▸ **Data lines**:
________________________
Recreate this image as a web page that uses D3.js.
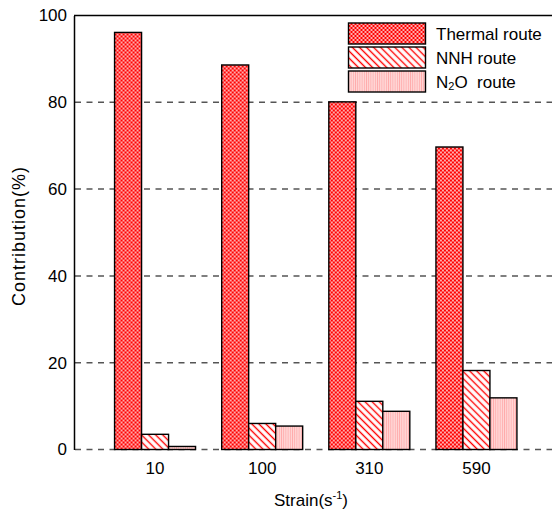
<!DOCTYPE html>
<html>
<head>
<meta charset="utf-8">
<script src="https://cdn.jsdelivr.net/npm/d3@7"></script>
<style>
  html, body { margin: 0; padding: 0; background: #fff; }
  svg { display: block; font-family: 'Liberation Sans', Arial, sans-serif; }
  .legend text { white-space: pre; }
</style>
</head>
<body>
<svg id="chart" width="552" height="512"></svg>
<script>
const strains = ['10', '100', '310', '590'];
const routes = ['Thermal route', 'NNH route', 'N2O route'];
const thermalValues = [96.1, 88.6, 80.1, 69.7];
const nnhValues = [3.5, 6.0, 11.1, 18.2];
const n2oValues = [0.7, 5.4, 8.8, 11.9];
const yTicks = [0, 20, 40, 60, 80, 100];

class GroupedBarChart {
  constructor(_config) {
    this.config = {
      parentElementSelector: _config.parentElementSelector,
      margin: _config.margin || { top: 15.5, right: 0, bottom: 62.5, left: 74 },
      width: 552,
      height: 512,
    };
    this.initVis();
  }

  initVis() {
    const { margin, width, height } = this.config;
    this.width = width - margin.left - margin.right;
    this.height = height - margin.top - margin.bottom;

    this.svg = d3.select(this.config.parentElementSelector);
    this.chart = this.svg
      .append('g')
      .attr('transform', `translate(${margin.left},${margin.top})`);

    // Scales
    this.yScale = d3.scaleLinear().domain([0, 100]).range([this.height, 0]);
    this.xScale = d3
      .scaleBand()
      .domain(strains)
      .range([27.5, 456])
      .paddingInner(0.244)
      .paddingOuter(0.122);
    this.seriesScale = d3
      .scaleBand()
      .domain(routes)
      .range([0, this.xScale.bandwidth()]);

    this.makePatterns();
    this.updateVis();
  }

  makePatterns() {
    const defs = this.svg.append('defs');

    // Thermal: red net with white holes
    const p1 = defs
      .append('pattern')
      .attr('id', 'pat-thermal')
      .attr('patternUnits', 'userSpaceOnUse')
      .attr('width', 4)
      .attr('height', 4);
    p1.append('rect').attr('width', 4).attr('height', 4).attr('fill', '#ff0000');
    p1.append('circle').attr('cx', 1).attr('cy', 1).attr('r', 0.9).attr('fill', '#fff');
    p1.append('circle').attr('cx', 3).attr('cy', 3).attr('r', 0.9).attr('fill', '#fff');

    // NNH: red diagonal hatching
    const p2 = defs
      .append('pattern')
      .attr('id', 'pat-nnh')
      .attr('patternUnits', 'userSpaceOnUse')
      .attr('width', 5)
      .attr('height', 5)
      .attr('patternTransform', 'rotate(45)');
    p2.append('rect').attr('width', 5).attr('height', 5).attr('fill', '#fff');
    p2.append('line')
      .attr('x1', 0).attr('y1', 2.5).attr('x2', 5).attr('y2', 2.5)
      .attr('stroke', '#ff0000')
      .attr('stroke-width', 1.4);

    // N2O: light pink with thin vertical lines
    const p3 = defs
      .append('pattern')
      .attr('id', 'pat-n2o')
      .attr('patternUnits', 'userSpaceOnUse')
      .attr('width', 2.2)
      .attr('height', 4);
    p3.append('rect').attr('width', 2.2).attr('height', 4).attr('fill', '#ffd6d6');
    p3.append('rect').attr('width', 0.8).attr('height', 4).attr('fill', '#ffaaaa');

    this.fills = {
      'Thermal route': 'url(#pat-thermal)',
      'NNH route': 'url(#pat-nnh)',
      'N2O route': 'url(#pat-n2o)',
    };
  }

  updateVis() {
    const vis = this;
    const data = strains.map((s, i) => ({
      strain: s,
      values: [
        { route: routes[0], value: thermalValues[i] },
        { route: routes[1], value: nnhValues[i] },
        { route: routes[2], value: n2oValues[i] },
      ],
    }));

    // Dashed gridlines (behind bars)
    vis.chart
      .append('g')
      .attr('class', 'grid')
      .selectAll('line')
      .data(yTicks.filter((t) => t < 100))
      .join('line')
      .attr('x1', 1)
      .attr('x2', vis.width)
      .attr('y1', (d) => vis.yScale(d))
      .attr('y2', (d) => vis.yScale(d))
      .attr('stroke', '#555')
      .attr('stroke-width', 1.5)
      .attr('stroke-dasharray', '6,5.5');

    // Bars
    vis.chart
      .append('g')
      .attr('class', 'bars')
      .selectAll('g')
      .data(data)
      .join('g')
      .attr('transform', (d) => `translate(${vis.xScale(d.strain)},0)`)
      .selectAll('rect')
      .data((d) => d.values)
      .join('rect')
      .attr('x', (d) => vis.seriesScale(d.route))
      .attr('y', (d) => vis.yScale(d.value))
      .attr('width', vis.seriesScale.bandwidth())
      .attr('height', (d) => vis.height - vis.yScale(d.value))
      .attr('fill', (d) => vis.fills[d.route])
      .attr('stroke', '#000')
      .attr('stroke-width', 1.4);

    // Left axis and top frame
    const yAxis = d3
      .axisLeft(vis.yScale)
      .tickValues(yTicks)
      .tickSize(0)
      .tickPadding(7);
    const yAxisG = vis.chart.append('g').attr('class', 'y-axis').call(yAxis);
    yAxisG.select('.domain').attr('stroke', '#000').attr('stroke-width', 1.5);
    yAxisG
      .selectAll('text')
      .attr('font-size', 17)
      .attr('font-family', null)
      .attr('fill', '#000');

    vis.chart
      .append('line')
      .attr('x1', 0)
      .attr('x2', vis.width)
      .attr('y1', 0)
      .attr('y2', 0)
      .attr('stroke', '#000')
      .attr('stroke-width', 1.5);

    // Category labels under each group
    const xAxis = d3.axisBottom(vis.xScale).tickSize(0).tickPadding(12);
    const xAxisG = vis.chart
      .append('g')
      .attr('class', 'x-axis')
      .attr('transform', `translate(0,${vis.height})`)
      .call(xAxis);
    xAxisG.select('.domain').remove();
    xAxisG
      .selectAll('text')
      .attr('font-size', 17)
      .attr('font-family', null)
      .attr('fill', '#000');

    // Axis titles
    const xTitle = vis.chart
      .append('text')
      .attr('x', 237)
      .attr('y', 490)
      .attr('text-anchor', 'middle')
      .attr('font-size', 17)
      .attr('fill', '#000');
    xTitle.append('tspan').text('Strain(s');
    xTitle.append('tspan').attr('font-size', 11).attr('dy', -7).text('-1');
    xTitle.append('tspan').attr('dy', 7).text(')');

    vis.svg
      .append('text')
      .attr('transform', 'translate(25,236) rotate(-90)')
      .attr('text-anchor', 'middle')
      .attr('font-size', 18)
      .attr('letter-spacing', 1)
      .attr('fill', '#000')
      .text('Contribution(%)');

    // Legend
    const legend = vis.svg
      .append('g')
      .attr('class', 'legend')
      .attr('transform', 'translate(348.5,23)');
    const items = legend
      .selectAll('g')
      .data(routes)
      .join('g')
      .attr('transform', (d, i) => `translate(0,${i * 24})`);
    items
      .append('rect')
      .attr('width', 77)
      .attr('height', 21)
      .attr('fill', (d) => vis.fills[d])
      .attr('stroke', '#000')
      .attr('stroke-width', 1.4);
    items.each(function (d) {
      const t = d3
        .select(this)
        .append('text')
        .attr('x', 87.5)
        .attr('y', 16.5)
        .attr('font-size', 17)
        .attr('fill', '#000');
      if (d === 'N2O route') {
        t.append('tspan').text('N');
        t.append('tspan').attr('font-size', 11).attr('dy', 2).text('2');
        t.append('tspan').attr('dy', -2).text('O  route');
      } else {
        t.text(d);
      }
    });
  }
}

const chart = new GroupedBarChart({ parentElementSelector: '#chart' });
</script>
</body>
</html>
________________________
▸ **Written instruction**: Return the material line for line, from its beginning to the line that contains "3).attr('r', 0.9).attr('fill', '#fff');", with the pictures left out.

▸ **Completed exercise**:
Recreate this image as a web page that uses D3.js.
<!DOCTYPE html>
<html>
<head>
<meta charset="utf-8">
<script src="https://cdn.jsdelivr.net/npm/d3@7"></script>
<style>
  html, body { margin: 0; padding: 0; background: #fff; }
  svg { display: block; font-family: 'Liberation Sans', Arial, sans-serif; }
  .legend text { white-space: pre; }
</style>
</head>
<body>
<svg id="chart" width="552" height="512"></svg>
<script>
const strains = ['10', '100', '310', '590'];
const routes = ['Thermal route', 'NNH route', 'N2O route'];
const thermalValues = [96.1, 88.6, 80.1, 69.7];
const nnhValues = [3.5, 6.0, 11.1, 18.2];
const n2oValues = [0.7, 5.4, 8.8, 11.9];
const yTicks = [0, 20, 40, 60, 80, 100];

class GroupedBarChart {
  constructor(_config) {
    this.config = {
      parentElementSelector: _config.parentElementSelector,
      margin: _config.margin || { top: 15.5, right: 0, bottom: 62.5, left: 74 },
      width: 552,
      height: 512,
    };
    this.initVis();
  }

  initVis() {
    const { margin, width, height } = this.config;
    this.width = width - margin.left - margin.right;
    this.height = height - margin.top - margin.bottom;

    this.svg = d3.select(this.config.parentElementSelector);
    this.chart = this.svg
      .append('g')
      .attr('transform', `translate(${margin.left},${margin.top})`);

    // Scales
    this.yScale = d3.scaleLinear().domain([0, 100]).range([this.height, 0]);
    this.xScale = d3
      .scaleBand()
      .domain(strains)
      .range([27.5, 456])
      .paddingInner(0.244)
      .paddingOuter(0.122);
    this.seriesScale = d3
      .scaleBand()
      .domain(routes)
      .range([0, this.xScale.bandwidth()]);

    this.makePatterns();
    this.updateVis();
  }

  makePatterns() {
    const defs = this.svg.append('defs');

    // Thermal: red net with white holes
    const p1 = defs
      .append('pattern')
      .attr('id', 'pat-thermal')
      .attr('patternUnits', 'userSpaceOnUse')
      .attr('width', 4)
      .attr('height', 4);
    p1.append('rect').attr('width', 4).attr('height', 4).attr('fill', '#ff0000');
    p1.append('circle').attr('cx', 1).attr('cy', 1).attr('r', 0.9).attr('fill', '#fff');
    p1.append('circle').attr('cx', 3).attr('cy', 3).attr('r', 0.9).attr('fill', '#fff');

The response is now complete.